Incorporating calendar-based phishing into security awareness training closes the gap between what employees have been taught to scrutinize and the channel through which this attack arrives. The cognitive skills applied to email phishing, checking link destinations, skepticism toward urgency, awareness of visual spoofing, transfer directly to calendar events. Training programs that do not yet address calendar threats are leaving the channel unguarded in the place where it matters most, which is the awareness of the people who encounter it daily.
The Broader Point About Trusted Channels
Calendar phishing is one instance of a recurring pattern in how attack surfaces evolve. As organizations invest in defending the channels they recognize as threats, attackers identify adjacent channels where the same trust that has been built and then carefully managed against one vector remains unguarded. Email trust has been substantially eroded by training and technical controls. Calendar trust has not been subjected to the same process.

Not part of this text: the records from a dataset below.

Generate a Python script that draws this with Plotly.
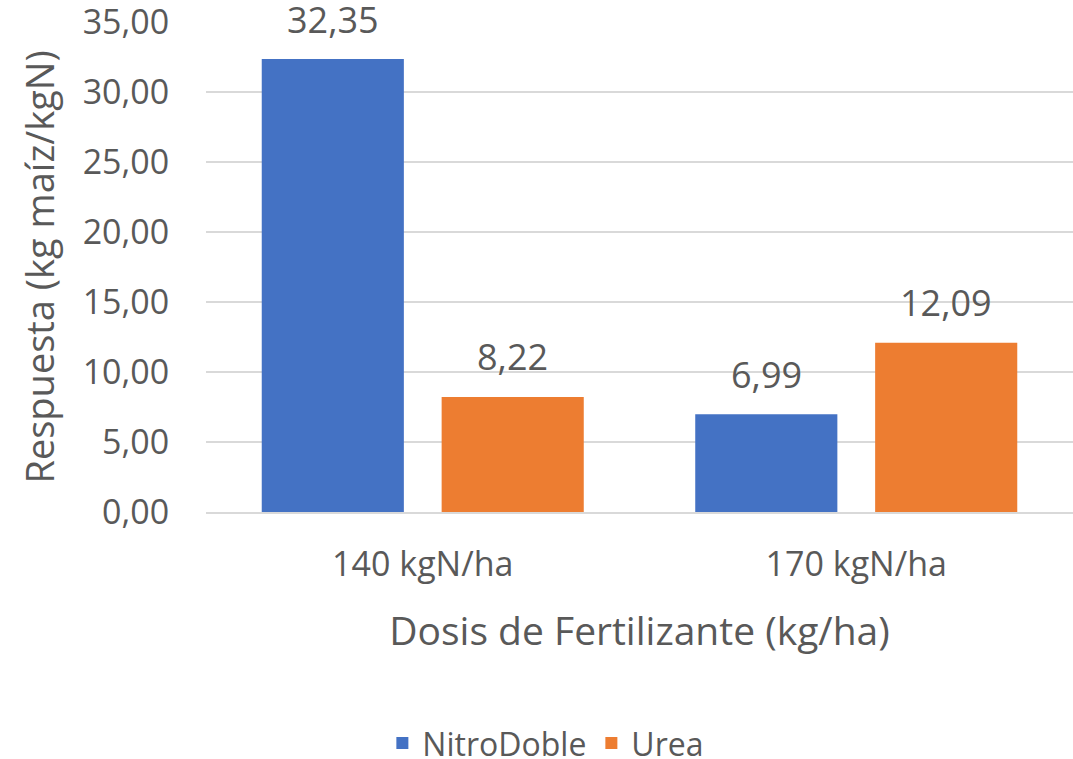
import plotly.graph_objects as go

categories = ["140 kgN/ha", "170 kgN/ha"]
nitrodoble = [32.35, 6.99]
urea = [8.22, 12.09]
series_names = ["NitroDoble", "Urea"]
y_ticks = [0, 5, 10, 15, 20, 25, 30, 35]

FONT = "Open Sans"
TXT = "#595959"
colors = ["#4472C4", "#ED7D31"]

fig = go.Figure()
for name, vals, col in zip(series_names, [nitrodoble, urea], colors):
    fig.add_trace(go.Bar(name=name, x=categories, y=vals, marker_color=col,
                         marker_line_width=0))

# data labels
for vals, shift in zip([nitrodoble, urea], [-90, 90]):
    for c, v in zip(categories, vals):
        fig.add_annotation(x=c, y=v, xref="x", yref="y", text=f"{v:.2f}".replace(".", ","),
                           showarrow=False, xshift=shift, yshift=40,
                           font=dict(family=FONT, size=36, color=TXT))

fig.update_layout(
    width=1073, height=759,
    margin=dict(l=206, r=0, t=22, b=247, autoexpand=False),
    paper_bgcolor="white", plot_bgcolor="white",
    separators=", ",
    barmode="group", bargap=0.17, bargroupgap=0.21,
    font=dict(family=FONT, color=TXT, size=34),
    showlegend=True,
    legend=dict(orientation="h", x=0.392, xanchor="center", y=-0.472, yanchor="middle",
                font=dict(family=FONT, size=32, color=TXT), itemwidth=30,
                bgcolor="rgba(0,0,0,0)"),
)
fig.update_yaxes(range=[0, 35], tickvals=y_ticks, tickformat=".2f", automargin=False,
                 ticklabeloverflow="allow",
                 showgrid=True, gridcolor="#D9D9D9", gridwidth=2,
                 zeroline=False, showline=False,
                 ticks="outside", ticklen=29, tickcolor="rgba(0,0,0,0)",
                 tickfont=dict(family=FONT, size=34, color=TXT),
                 title=dict(text="Respuesta (kg maíz/kgN)", standoff=16,
                            font=dict(family=FONT, size=38, color=TXT)))
fig.update_xaxes(showline=True, linecolor="#D9D9D9", linewidth=2, automargin=False,
                 ticklabeloverflow="allow",
                 ticks="outside", ticklen=21, tickcolor="rgba(0,0,0,0)",
                 tickfont=dict(family=FONT, size=34, color=TXT),
                 title=dict(text="Dosis de Fertilizante (kg/ha)", standoff=33,
                            font=dict(family=FONT, size=39, color=TXT)))

fig.write_html("out.html", config={"displayModeBar": False},
               post_script="document.body.style.margin='0';")
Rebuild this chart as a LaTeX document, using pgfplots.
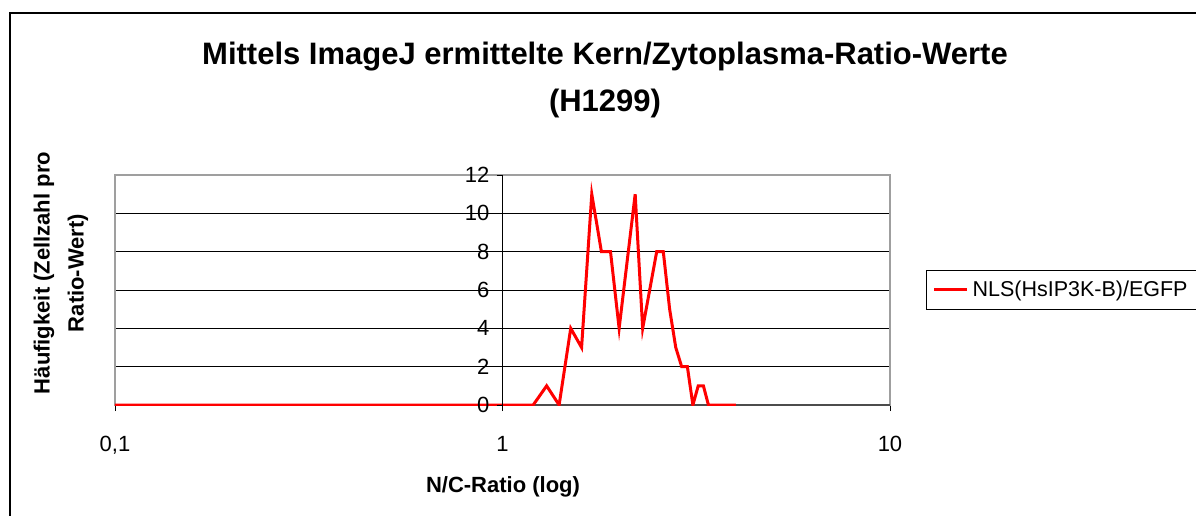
\documentclass[border=0pt]{standalone}
\usepackage{pgfplots}
\pgfplotsset{compat=1.18}
\usepackage{fontspec}
\setmainfont{Liberation Sans}
\begin{document}
\begin{tikzpicture}[x=0.5pt,y=-0.5pt]
\useasboundingbox (0,0) rectangle (1196,515);
\draw[black,line width=1pt] (10,520) -- (10,13) -- (1200,13);
\node[font=\fontsize{15.5}{18}\selectfont\bfseries] at (605,57) {Mittels ImageJ ermittelte Kern/Zytoplasma-Ratio-Werte};
\node[font=\fontsize{15.5}{18}\selectfont\bfseries] at (605,103) {(H1299)};
\node[font=\fontsize{11}{17}\selectfont\bfseries, rotate=90, align=center] at (61,273) {Häufigkeit (Zellzahl pro\\Ratio-Wert)};
\node[font=\fontsize{11}{13}\selectfont\bfseries] at (503,487) {N/C-Ratio (log)};
\begin{axis}[
  at={(57.5pt,-202.5pt)}, anchor=south west,
  width=387.5pt, height=115pt, scale only axis,
  xmode=log, xmin=0.1, xmax=10, ymin=0, ymax=12,
  xtick={0.1,1,10}, xticklabels={{0,1},1,10},
  xminorticks=false,
  xtick pos=bottom, ytick pos=left,
  tick align=outside, major tick length=3pt,
  x tick style={black},
  ytick={2,4,6,8,10},
  yticklabel style={text opacity=0, opacity=0},
  y tick style={draw=none},
  ymajorgrids, grid style={black, line width=0.5pt},
  axis line style={gray!75, line width=0.6pt},
  xticklabel style={font=\fontsize{11}{13}\selectfont, yshift=-9pt},
  legend entries={NLS(HsIP3K-B)/EGFP},
  legend style={at={(rel axis cs:1.0465,0.587)}, anchor=north west, draw=black, line width=0.5pt,
    font=\fontsize{10.75}{13}\selectfont, inner xsep=3pt, inner ysep=3pt},
  legend image code/.code={\draw[red, line width=1.5pt] (0pt,0pt) -- (16.5pt,0pt);},
]
\draw[black!70, line width=1pt] (rel axis cs:0,0) -- (rel axis cs:1,0);
\addplot[red, line width=1.5pt, mark=none] coordinates {
(0.1,0) (0.2,0) (0.3,0) (0.4,0) (0.5,0) (0.6,0) (0.7,0) (0.8,0) (0.9,0) (1.0,0)
(1.1,0) (1.2,0) (1.3,1) (1.4,0) (1.5,4) (1.6,3) (1.7,11) (1.8,8) (1.9,8) (2.0,4)
(2.2,11) (2.3,4) (2.5,8) (2.6,8) (2.7,5) (2.8,3) (2.9,2) (3.0,2) (3.1,0) (3.2,1)
(3.3,1) (3.4,0) (3.5,0) (3.6,0) (3.7,0) (3.8,0) (3.9,0) (4.0,0)
};
\end{axis}
\begin{axis}[
  at={(57.5pt,-202.5pt)}, anchor=south west,
  width=387.5pt, height=115pt, scale only axis,
  xmin=-1, xmax=1, ymin=0, ymax=12,
  axis x line=none, axis y line=middle,
  ytick={0,2,4,6,8,10,12}, yticklabels={0,2,4,6,8,10,12},
  tick align=outside, major tick length=3pt,
  tick style={black}, axis line style={black,-, line width=0.5pt},
  yticklabel style={font=\fontsize{11}{13}\selectfont},
]
\end{axis}
\end{tikzpicture}
\end{document}
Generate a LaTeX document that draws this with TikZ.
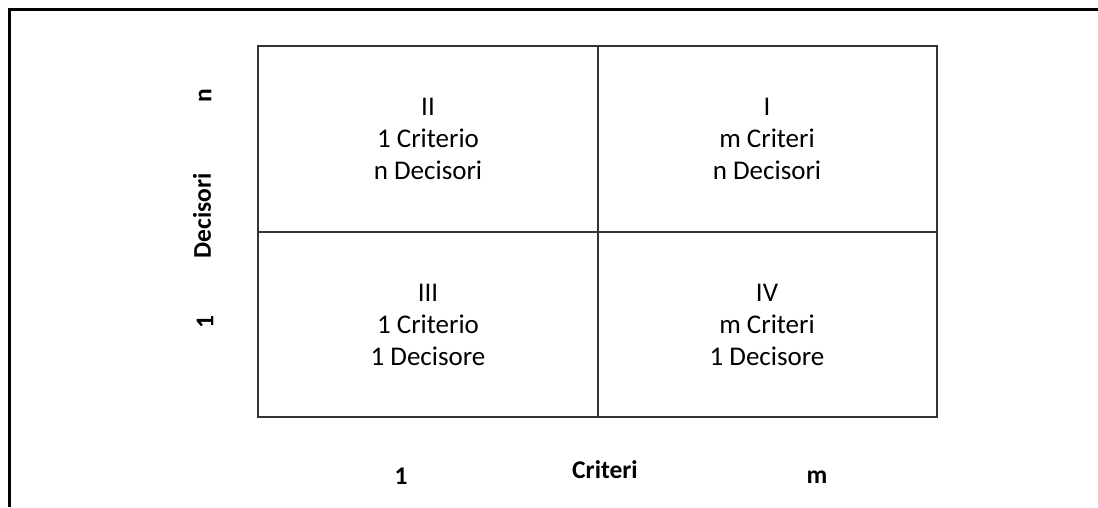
\documentclass[tikz,border=0pt]{standalone}
\usepackage{fontspec}
\setmainfont{Carlito}
\usepackage{tikz}

\begin{document}
\begin{tikzpicture}[x=1pt,y=-1pt,
  cell/.style={align=center,font=\fontsize{27}{32}\selectfont},
  axis/.style={font=\bfseries\fontsize{25.5}{28}\selectfont}]

\useasboundingbox (0,0) rectangle (1098,507);

% outer frame
\coordinate (f0) at (9,507);
\coordinate (f1) at (9,9);
\coordinate (f2) at (1098,9);
\draw[line width=3pt] (f0) -- (f1) -- (f2);

% grid corners
\coordinate (tl) at (258,46);
\coordinate (tm) at (598,46);
\coordinate (tr) at (937,46);
\coordinate (ml) at (258,232);
\coordinate (mr) at (937,232);
\coordinate (bl) at (258,417);
\coordinate (bm) at (598,417);
\coordinate (br) at (937,417);

\draw[line width=1.4pt,black!80] (tl) -- (tr) -- (br) -- (bl) -- cycle;
\draw[line width=1.4pt,black!80] (tm) -- (bm);
\draw[line width=1.4pt,black!80] (ml) -- (mr);

\node (II) at (428,139) [cell] {II\\1 Criterio\\n Decisori};
\node (I) at (767,139) [cell] {I\\m Criteri\\n Decisori};
\node (III) at (428,325) [cell] {III\\1 Criterio\\1 Decisore};
\node (IV) at (767,325) [cell] {IV\\m Criteri\\1 Decisore};

\node (dn) at (205,96) [axis,rotate=90] {n};
\node (dec) at (202,216) [axis,rotate=90] {Decisori};
\node (d1) at (205,322) [axis,rotate=90] {1};

\node (c1) at (401,476) [axis] {1};
\node (crit) at (605,470) [axis] {Criteri};
\node (cm) at (817,477) [axis] {m};

\end{tikzpicture}
\end{document}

The same logic applies to other communication channels integrated into workplace tooling. Collaboration platform notifications, project management system alerts, and developer tool integrations all carry degrees of ambient trust that make them candidates for similar exploitation as attackers seek channels where defenses have not yet caught up with the threat.
The response in each case follows the same structure. Understand how the trust architecture of the channel works. Identify where that trust can be exploited. Apply technical controls that reduce passive acceptance, and training that extends earned skepticism from protected channels to adjacent ones.
Your calendar has become a vector precisely because it has not yet been treated as one. Adjusting that assessment, before an event with a compelling subject line and an urgent notification catches someone at the wrong moment, is the work the current threat environment requires.